Directions -
Gather up every line that includes the string "matplotlib".

## begin

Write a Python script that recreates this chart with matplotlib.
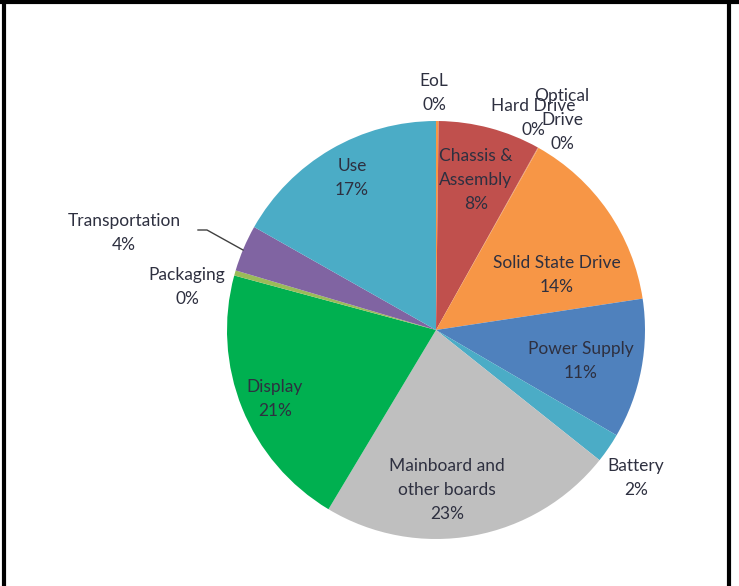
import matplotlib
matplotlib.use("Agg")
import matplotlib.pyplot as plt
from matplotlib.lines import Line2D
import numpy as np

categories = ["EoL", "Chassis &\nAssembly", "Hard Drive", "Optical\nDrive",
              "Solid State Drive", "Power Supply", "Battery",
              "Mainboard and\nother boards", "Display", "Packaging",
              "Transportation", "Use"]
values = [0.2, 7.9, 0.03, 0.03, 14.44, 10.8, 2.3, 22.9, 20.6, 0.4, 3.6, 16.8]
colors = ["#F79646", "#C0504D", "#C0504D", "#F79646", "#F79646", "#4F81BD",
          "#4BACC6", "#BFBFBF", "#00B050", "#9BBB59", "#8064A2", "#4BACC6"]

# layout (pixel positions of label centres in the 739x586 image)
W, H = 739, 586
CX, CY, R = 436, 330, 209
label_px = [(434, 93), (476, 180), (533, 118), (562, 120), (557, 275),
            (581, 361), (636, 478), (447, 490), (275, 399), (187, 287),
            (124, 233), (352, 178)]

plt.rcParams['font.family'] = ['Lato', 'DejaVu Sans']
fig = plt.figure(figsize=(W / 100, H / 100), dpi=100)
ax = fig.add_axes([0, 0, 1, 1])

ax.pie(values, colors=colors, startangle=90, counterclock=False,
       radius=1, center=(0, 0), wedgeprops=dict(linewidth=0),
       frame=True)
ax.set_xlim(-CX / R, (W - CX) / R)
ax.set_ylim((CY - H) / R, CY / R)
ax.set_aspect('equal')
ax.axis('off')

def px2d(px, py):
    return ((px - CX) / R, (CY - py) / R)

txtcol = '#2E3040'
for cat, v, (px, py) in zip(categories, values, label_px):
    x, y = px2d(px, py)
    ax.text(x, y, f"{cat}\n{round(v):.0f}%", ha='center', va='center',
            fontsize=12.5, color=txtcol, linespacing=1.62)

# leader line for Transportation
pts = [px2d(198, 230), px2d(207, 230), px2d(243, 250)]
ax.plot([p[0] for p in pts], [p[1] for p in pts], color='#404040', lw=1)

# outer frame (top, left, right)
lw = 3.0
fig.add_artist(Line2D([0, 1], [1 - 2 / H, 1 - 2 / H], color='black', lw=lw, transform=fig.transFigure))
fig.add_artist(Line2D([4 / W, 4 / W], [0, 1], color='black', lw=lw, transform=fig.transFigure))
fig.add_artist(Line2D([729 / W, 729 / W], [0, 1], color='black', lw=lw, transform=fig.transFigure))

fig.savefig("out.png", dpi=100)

## end

Output -
Write a Python script that recreates this chart with matplotlib.
import matplotlib
matplotlib.use("Agg")
import matplotlib.pyplot as plt
from matplotlib.lines import Line2D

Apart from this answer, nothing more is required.